Zum Schluss dieser »Dokumentation« werden Aufnahmen von 2014 aus dem Krieg zwischen Israel und der Hamas im Gazastreifen präsentiert – von israelischen Soldaten, die jubeln, wenn in Gaza Häuser gesprengt werden. The First 54 Years wird am 12. Juni um 21.30 Uhr im Open-Air-Kino des Hauses der Kulturen der Welt gezeigt.
Angesichts der jüngsten Raketenangriffe der Hamas und des Islamischen Dschihad auf Israel täte die Berlinale gut daran, diese Vorführung mit einer Diskussionsveranstaltung zu begleiten.
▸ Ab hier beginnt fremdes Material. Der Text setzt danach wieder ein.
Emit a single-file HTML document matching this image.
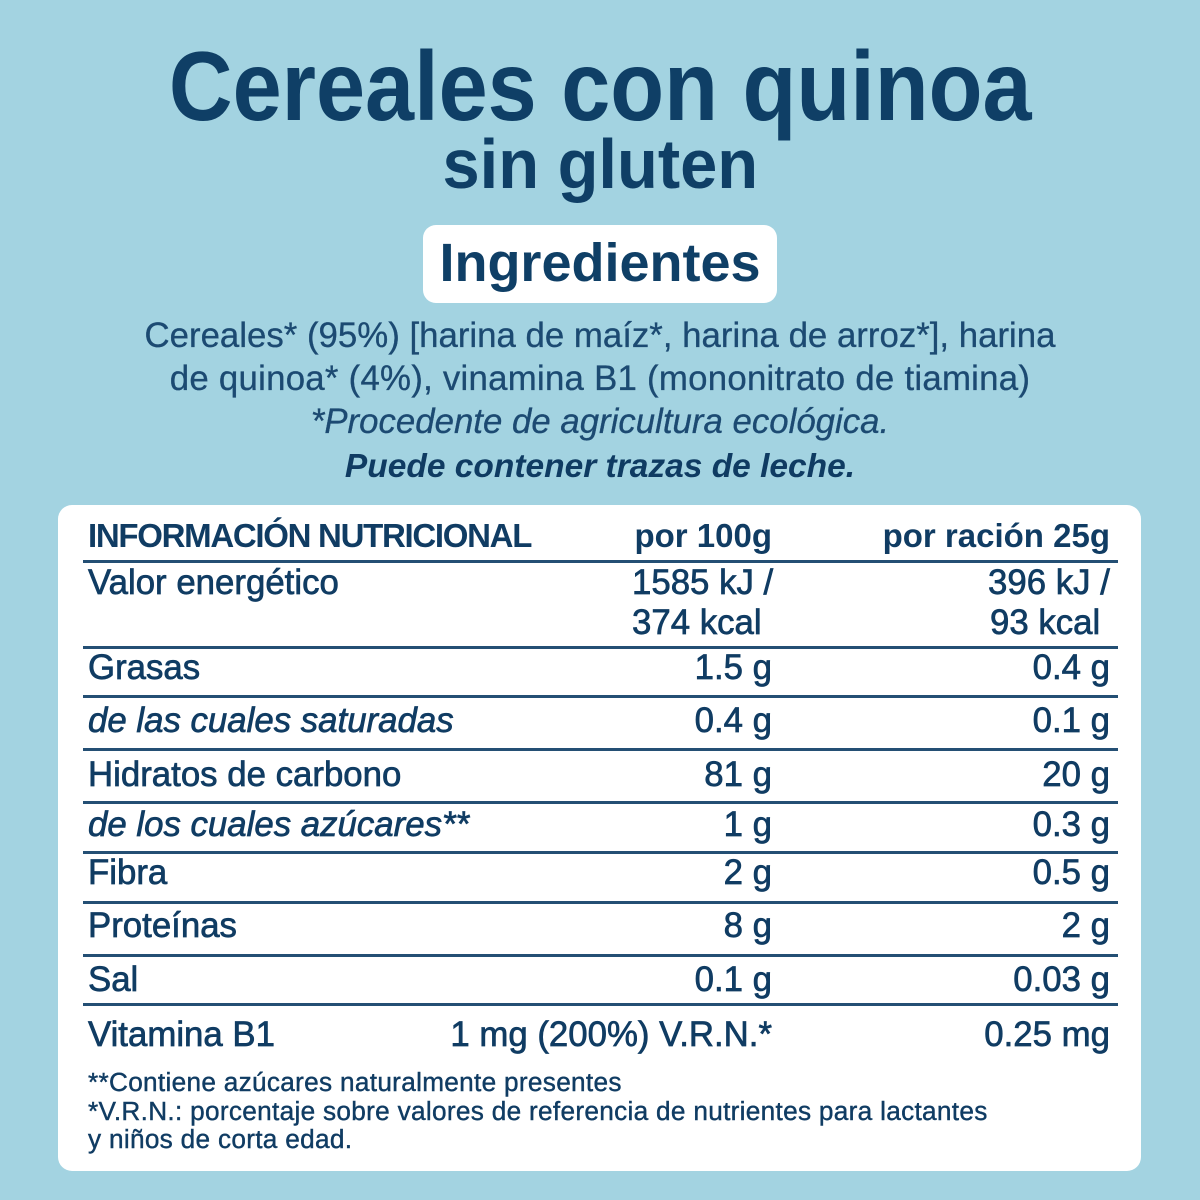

Dabei müssten auch Israelis zu Wort kommen, die eine andere Meinung als Avi Mograbi hinsichtlich der Frage vertreten, wer für den immer wieder aufflackernden Beschuss Israels und die Kämpfe in Gaza verantwortlich ist.
ungarn Im Wettbewerb der Berlinale zeigt der ungarische Regisseur Dénes Nagy in seinem Spielfilmdebüt Természetes fény (Natürliches Licht) in düsteren Farben und mit spärlichen Worten einen langen Winter im Zweiten Weltkrieg in der besetzten Sowjetunion, in dem eine ungarische Sondereinheit ein Dorf nach Partisanen durchkämmt. Der sehenswerte, aber deprimierende Film wurde mit dem Silbernen Bären für die beste Regie ausgezeichnet.
Avi Mograbi spricht mit scheinbarer Genugtuung über Israels politische Probleme.
Um die heutige Realität in KZ-Gedenkstätten geht es in der Dokumentation À pas aveugles (Von wo sie standen) im Forum: In der französisch-deutschen Koproduktion schaut sich Christophe Cognet Schwarz-Weiß-Fotografien aus den Konzentrationslagern Ravensbrück, Dachau und Auschwitz-Birkenau vor Ort noch einmal an – dabei überlagern sich die historischen Aufnahmen und die heutige Wirklichkeit der Besucher.
Nur schade, dass – wie bereits im Vorjahr – keine Spielfilme mit »jüdischer« Thematik bei der Berlinale zu sehen sind, bei denen sich die Zuschauer entspannen oder vielleicht sogar ein bisschen amüsieren könnten. Aber die Hoffnung stirbt zuletzt. Nächstes Jahr in Berlin?